Shitty dad. My mom bends over backward for him. They probably used to be in love, but it kind of fizzled… One sister who refused to get into sports.

Are you? In sports?

Yeah.

Hockey?

Sydney…

I’m going to assume hockey, because that limits my options of who you could be. Two rosters versus two undergrad populations.

Do you still see your parents? Are you close to them, even if they’re shitty?

No.

I don’t see my mom either.

She’s missing…

For real?

I’m afraid to leave town because this is the last place she knew me to be. Her phone is off, her house—well, trailer—is gone. She used to leave a lot when I was a kid, and she always came back.

Something might be wrong.

I put the phone down and close my eyes. That felt too real to admit, but I typed and sent it without even thinking.

Something might be wrong.

She always comes back, and it’s been almost three months.

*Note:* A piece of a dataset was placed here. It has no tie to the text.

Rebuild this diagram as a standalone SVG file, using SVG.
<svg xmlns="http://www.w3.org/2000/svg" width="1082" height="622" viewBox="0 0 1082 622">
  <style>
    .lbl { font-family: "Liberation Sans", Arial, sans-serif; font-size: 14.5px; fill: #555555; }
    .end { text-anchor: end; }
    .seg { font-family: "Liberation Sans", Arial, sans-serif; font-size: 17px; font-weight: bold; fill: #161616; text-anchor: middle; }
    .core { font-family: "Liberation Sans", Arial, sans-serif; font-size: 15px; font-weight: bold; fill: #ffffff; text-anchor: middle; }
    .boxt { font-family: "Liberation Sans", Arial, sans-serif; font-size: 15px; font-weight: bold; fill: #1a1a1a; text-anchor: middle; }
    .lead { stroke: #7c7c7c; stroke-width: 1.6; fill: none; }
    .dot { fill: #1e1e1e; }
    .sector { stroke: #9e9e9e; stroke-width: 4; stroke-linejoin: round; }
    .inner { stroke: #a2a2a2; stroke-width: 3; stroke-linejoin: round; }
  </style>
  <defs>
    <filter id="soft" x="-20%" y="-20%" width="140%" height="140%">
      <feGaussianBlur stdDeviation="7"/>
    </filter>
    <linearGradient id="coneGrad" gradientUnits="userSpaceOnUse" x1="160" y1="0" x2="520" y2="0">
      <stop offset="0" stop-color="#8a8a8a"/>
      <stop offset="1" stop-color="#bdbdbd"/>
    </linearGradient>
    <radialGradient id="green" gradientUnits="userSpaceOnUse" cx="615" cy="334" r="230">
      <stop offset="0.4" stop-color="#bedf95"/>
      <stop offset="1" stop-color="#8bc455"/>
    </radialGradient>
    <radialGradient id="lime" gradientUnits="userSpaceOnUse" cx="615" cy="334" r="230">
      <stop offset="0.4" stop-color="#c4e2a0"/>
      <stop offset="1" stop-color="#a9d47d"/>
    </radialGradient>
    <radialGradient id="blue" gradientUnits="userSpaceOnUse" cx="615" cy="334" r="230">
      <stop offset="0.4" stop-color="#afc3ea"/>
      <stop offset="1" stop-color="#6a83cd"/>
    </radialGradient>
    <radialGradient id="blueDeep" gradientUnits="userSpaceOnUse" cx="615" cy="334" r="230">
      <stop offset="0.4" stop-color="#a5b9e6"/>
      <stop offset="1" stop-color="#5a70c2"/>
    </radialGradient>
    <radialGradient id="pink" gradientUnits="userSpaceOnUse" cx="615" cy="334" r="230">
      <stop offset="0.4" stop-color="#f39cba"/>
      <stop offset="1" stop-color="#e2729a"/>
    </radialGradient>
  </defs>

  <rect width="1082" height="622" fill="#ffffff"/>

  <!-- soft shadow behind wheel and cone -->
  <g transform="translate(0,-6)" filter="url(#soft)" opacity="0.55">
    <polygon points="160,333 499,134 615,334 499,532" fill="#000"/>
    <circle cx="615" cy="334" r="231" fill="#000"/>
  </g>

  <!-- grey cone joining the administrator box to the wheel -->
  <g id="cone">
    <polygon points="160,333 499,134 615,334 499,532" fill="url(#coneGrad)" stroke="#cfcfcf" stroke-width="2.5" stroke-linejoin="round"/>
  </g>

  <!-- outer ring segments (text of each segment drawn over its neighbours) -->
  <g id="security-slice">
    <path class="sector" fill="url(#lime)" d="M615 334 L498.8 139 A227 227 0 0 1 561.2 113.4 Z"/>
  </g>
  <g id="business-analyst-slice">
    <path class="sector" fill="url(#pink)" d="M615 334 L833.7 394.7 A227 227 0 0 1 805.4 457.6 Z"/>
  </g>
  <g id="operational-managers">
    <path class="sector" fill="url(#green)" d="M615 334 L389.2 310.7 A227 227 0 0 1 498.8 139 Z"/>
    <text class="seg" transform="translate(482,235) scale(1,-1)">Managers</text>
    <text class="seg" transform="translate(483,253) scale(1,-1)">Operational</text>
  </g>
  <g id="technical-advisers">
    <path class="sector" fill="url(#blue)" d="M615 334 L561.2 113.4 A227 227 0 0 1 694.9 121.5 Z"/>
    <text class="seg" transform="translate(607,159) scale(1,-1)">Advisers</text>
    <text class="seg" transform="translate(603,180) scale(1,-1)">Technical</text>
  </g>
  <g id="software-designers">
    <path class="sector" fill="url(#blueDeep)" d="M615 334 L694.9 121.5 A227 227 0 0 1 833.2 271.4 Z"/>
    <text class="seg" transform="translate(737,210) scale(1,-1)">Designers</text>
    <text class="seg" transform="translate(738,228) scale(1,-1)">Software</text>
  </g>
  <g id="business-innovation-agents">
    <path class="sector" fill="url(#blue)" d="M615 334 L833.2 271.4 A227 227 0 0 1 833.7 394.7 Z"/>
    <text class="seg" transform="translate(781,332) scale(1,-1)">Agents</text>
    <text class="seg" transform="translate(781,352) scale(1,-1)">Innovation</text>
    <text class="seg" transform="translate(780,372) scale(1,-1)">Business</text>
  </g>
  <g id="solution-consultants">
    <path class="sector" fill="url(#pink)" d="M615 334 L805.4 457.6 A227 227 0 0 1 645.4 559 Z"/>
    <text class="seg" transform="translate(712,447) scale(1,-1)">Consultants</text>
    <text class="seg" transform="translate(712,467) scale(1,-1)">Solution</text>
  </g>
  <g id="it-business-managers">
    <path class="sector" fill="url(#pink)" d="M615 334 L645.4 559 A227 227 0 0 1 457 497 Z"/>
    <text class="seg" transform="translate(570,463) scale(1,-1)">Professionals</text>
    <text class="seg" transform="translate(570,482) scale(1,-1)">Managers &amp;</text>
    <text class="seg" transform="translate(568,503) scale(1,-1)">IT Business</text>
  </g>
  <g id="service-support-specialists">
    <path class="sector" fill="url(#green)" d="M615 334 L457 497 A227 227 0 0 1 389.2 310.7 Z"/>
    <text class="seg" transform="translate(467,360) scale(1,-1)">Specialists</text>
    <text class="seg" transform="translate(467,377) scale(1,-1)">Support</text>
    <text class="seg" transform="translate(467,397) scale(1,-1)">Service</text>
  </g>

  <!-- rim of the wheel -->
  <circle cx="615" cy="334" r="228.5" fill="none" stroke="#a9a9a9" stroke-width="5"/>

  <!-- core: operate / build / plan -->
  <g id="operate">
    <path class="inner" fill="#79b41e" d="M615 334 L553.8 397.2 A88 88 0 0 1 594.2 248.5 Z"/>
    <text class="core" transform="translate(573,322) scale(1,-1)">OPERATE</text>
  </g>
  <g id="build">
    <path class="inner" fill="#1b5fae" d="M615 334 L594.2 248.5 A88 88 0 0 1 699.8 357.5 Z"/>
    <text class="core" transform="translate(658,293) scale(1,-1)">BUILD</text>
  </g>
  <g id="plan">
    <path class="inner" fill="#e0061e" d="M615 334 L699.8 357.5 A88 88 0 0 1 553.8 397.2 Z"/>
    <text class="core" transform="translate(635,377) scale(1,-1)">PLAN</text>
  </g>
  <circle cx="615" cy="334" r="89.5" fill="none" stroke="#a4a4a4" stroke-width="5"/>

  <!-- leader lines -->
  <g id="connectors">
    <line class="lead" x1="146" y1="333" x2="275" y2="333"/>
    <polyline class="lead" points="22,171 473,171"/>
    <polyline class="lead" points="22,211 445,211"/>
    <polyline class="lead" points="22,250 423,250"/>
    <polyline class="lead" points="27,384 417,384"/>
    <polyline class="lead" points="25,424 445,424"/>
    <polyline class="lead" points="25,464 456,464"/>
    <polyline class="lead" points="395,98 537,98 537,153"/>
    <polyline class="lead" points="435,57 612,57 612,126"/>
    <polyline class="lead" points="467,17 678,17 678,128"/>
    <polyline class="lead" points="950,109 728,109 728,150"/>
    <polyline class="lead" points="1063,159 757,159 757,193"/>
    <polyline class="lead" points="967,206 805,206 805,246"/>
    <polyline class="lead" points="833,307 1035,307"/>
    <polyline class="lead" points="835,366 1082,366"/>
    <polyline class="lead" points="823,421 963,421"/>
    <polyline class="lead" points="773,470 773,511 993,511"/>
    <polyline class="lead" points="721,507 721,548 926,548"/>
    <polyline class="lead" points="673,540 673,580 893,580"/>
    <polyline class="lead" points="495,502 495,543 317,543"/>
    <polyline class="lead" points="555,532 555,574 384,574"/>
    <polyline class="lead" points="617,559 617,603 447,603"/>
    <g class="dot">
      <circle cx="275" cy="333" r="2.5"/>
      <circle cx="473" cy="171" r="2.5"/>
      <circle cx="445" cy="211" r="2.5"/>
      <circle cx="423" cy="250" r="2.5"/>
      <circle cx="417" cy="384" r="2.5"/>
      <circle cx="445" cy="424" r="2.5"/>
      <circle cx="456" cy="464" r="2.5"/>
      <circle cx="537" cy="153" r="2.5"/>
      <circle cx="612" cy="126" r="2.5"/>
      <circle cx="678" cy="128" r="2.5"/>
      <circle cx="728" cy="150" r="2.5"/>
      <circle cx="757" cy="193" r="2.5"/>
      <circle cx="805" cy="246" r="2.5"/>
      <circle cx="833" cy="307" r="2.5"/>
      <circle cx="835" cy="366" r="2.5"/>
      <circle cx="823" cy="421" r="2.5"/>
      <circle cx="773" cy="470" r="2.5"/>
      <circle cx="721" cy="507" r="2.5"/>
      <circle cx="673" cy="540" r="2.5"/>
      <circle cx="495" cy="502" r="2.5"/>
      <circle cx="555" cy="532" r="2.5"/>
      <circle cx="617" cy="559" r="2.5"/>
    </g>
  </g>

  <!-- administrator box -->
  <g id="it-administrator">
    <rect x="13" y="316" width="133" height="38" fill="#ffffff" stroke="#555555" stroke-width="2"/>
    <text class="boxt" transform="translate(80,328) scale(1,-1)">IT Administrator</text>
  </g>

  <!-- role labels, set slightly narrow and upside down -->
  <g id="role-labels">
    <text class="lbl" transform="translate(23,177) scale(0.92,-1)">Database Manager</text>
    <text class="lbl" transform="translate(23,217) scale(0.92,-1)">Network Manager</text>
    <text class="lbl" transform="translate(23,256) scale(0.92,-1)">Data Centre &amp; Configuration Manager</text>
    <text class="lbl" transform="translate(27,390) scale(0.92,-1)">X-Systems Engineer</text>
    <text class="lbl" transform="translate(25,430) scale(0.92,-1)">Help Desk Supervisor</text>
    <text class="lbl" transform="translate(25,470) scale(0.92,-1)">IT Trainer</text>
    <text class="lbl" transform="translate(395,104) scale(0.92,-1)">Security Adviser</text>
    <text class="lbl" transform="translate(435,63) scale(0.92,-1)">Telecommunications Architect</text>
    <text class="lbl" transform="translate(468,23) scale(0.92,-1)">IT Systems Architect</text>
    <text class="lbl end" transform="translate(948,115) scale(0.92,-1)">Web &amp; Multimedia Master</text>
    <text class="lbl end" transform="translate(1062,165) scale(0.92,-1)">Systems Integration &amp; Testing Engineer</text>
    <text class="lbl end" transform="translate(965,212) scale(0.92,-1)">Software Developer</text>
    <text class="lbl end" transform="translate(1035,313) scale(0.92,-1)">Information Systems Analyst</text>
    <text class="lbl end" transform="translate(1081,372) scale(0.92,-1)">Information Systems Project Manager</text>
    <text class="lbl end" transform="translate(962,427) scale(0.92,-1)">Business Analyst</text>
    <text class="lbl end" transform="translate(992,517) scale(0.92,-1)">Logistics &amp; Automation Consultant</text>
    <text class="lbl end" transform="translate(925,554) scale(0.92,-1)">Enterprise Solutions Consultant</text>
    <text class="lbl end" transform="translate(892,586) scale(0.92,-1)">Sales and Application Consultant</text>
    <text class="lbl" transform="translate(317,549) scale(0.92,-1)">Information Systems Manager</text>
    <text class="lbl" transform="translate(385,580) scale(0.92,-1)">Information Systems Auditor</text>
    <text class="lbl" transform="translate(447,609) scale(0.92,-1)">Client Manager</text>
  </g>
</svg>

When I peek at my phone, there’s a reply waiting for me.

L.

No matter what happens, you’ll be okay.

You’re more of a survivor than you think.

Am I, though?

I rub at my eyes and shove away from the desk. I’ve written many poems inspired by my home life. Like the one about being swallowed by the sun. The one Penn mentioned. I go back and grab the notebook, flipping to that page.

I scan it while I pace, too restless to even stay sitting. It’s not so much a poem as flash fiction. Shorter than a short story.

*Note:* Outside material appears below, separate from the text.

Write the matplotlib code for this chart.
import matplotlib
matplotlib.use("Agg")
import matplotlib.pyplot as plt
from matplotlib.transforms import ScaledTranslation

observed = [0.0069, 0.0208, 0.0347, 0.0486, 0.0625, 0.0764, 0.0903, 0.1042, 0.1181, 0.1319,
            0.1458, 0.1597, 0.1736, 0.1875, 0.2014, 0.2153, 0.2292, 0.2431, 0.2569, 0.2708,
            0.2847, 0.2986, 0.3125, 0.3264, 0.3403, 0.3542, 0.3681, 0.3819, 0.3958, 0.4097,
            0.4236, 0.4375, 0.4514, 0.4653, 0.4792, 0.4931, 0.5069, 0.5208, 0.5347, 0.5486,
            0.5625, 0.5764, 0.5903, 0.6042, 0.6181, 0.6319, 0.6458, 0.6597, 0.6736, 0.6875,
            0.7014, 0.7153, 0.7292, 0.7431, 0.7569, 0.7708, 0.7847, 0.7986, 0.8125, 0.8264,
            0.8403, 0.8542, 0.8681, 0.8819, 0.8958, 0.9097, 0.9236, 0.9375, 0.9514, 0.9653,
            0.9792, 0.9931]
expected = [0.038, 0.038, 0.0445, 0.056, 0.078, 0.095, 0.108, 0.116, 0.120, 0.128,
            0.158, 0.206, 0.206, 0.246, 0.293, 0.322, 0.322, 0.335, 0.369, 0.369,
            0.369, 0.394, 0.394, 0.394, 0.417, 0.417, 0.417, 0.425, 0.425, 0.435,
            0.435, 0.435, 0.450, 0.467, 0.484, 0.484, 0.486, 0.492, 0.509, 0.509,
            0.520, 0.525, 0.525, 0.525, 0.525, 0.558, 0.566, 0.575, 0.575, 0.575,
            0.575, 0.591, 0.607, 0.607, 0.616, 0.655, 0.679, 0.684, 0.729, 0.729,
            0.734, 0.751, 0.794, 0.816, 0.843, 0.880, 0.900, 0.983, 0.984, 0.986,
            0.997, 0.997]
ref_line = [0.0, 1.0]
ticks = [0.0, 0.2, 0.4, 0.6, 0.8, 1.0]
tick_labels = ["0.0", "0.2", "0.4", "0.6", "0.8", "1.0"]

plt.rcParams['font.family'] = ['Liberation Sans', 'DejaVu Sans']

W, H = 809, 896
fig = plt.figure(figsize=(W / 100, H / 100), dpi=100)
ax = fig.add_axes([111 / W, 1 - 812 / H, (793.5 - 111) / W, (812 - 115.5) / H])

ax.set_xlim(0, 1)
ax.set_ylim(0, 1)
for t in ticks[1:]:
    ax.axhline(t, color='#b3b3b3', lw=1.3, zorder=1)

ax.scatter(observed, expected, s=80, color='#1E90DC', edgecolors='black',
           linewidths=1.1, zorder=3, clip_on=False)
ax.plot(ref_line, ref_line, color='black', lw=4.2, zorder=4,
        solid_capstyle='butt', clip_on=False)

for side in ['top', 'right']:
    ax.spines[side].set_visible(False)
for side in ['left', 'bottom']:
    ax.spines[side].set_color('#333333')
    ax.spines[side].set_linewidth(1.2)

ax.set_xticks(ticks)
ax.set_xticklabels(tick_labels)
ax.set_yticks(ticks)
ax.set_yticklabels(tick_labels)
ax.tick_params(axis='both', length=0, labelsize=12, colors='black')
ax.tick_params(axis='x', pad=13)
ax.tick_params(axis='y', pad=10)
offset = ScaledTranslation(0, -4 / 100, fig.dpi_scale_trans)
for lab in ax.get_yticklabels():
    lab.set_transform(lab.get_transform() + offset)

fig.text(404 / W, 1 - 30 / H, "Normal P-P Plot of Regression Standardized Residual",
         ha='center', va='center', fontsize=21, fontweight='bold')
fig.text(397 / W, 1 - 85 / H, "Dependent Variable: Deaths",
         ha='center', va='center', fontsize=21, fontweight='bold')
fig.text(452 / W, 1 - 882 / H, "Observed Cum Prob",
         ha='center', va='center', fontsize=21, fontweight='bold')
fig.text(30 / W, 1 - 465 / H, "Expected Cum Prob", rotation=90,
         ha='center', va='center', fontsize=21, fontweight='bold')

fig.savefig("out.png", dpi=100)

And I can’t bear to think up a response to L.’s latest text.

I love in the same way Icarus must’ve yearned for the sun. So desperate to be close, to climb in someone else’s skin. To be fully seen and understood and accepted. It wasn’t that he wanted to escape—or maybe he did. Maybe he wanted to be engulfed by that feeling and forget reality. To leave behind the earth entirely.

If the sun loved me, I wouldn’t hesitate to strap on wings and fly all the way across the universe. I’d open my arms and welcome the burn.

It’s better than the alternative: cold, alone, empty.

To the sun: Burn me up. Love me. Swallow me whole.

I’m not going to judge my writing from almost a year ago. I still remember scribbling this all in one go. Poetry and flash fiction both satisfy something deep inside me. For this one, I was curled up in the floor of the bathroom. Mom was gone, and I was that alternative. So fucking empty.

There was a storm outside. The thunder boomed and echoed in the trailer, and the rain pelting down on the metal roof made everything louder.

It was the first time I remember feeling afraid in my own home.

We had recently sold our television, so there was nothing to drown out the sounds. At least in the bathroom, there were no windows. I stared at the crack under the door and watched it periodically flash as lightning hit.

My mind, back then, turned to my mother. Where she was, who she was with. It was the summer before my first semester at St. James University, and she was gone again . I hated the choking fear that accompanied thoughts of leaving her.

Just six months prior, she had been fired from her job. It left us even tighter on money, even when I got a waitressing gig at the local bar. I wasn’t old enough to bartend—young for an upcoming college freshman at seventeen—and I couldn’t deliver alcohol to the tables. It meant I had to share my tips with the waitresses who could deliver liquor.

But it was money coming in. Money that went to rent and utilities and food and clothes. That job was how I eventually afforded my first crappy car.

Without me, I didn’t know how she could survive.

So I arranged an on-campus job in the financial aid office and sent home almost all of my paychecks to her. Because even while I was here, she was there, and no better off than when I lived with her.

I rub my eyes again, dragging myself out of memories.

This is why I need to find her. Because she can’t function on her own. She could be in a homeless shelter or the hospital. What if she got hit by a car and is in a coma?

What if the hospital couldn’t get through to me because my fucking voicemail is constantly full of vulgar messages from blocked numbers, and I stopped answering calls from people outside of my contacts? What if they have no way to ID her, so she’s just an unknown Jane Doe in their system? Forever?

I’m spiraling.

I don’t answer L. and I throw my notebook back in the drawer. My case of charcoal follows it. I kick it shut and stride away. It’s better to leave my feelings on the page, in the dark, than relive them.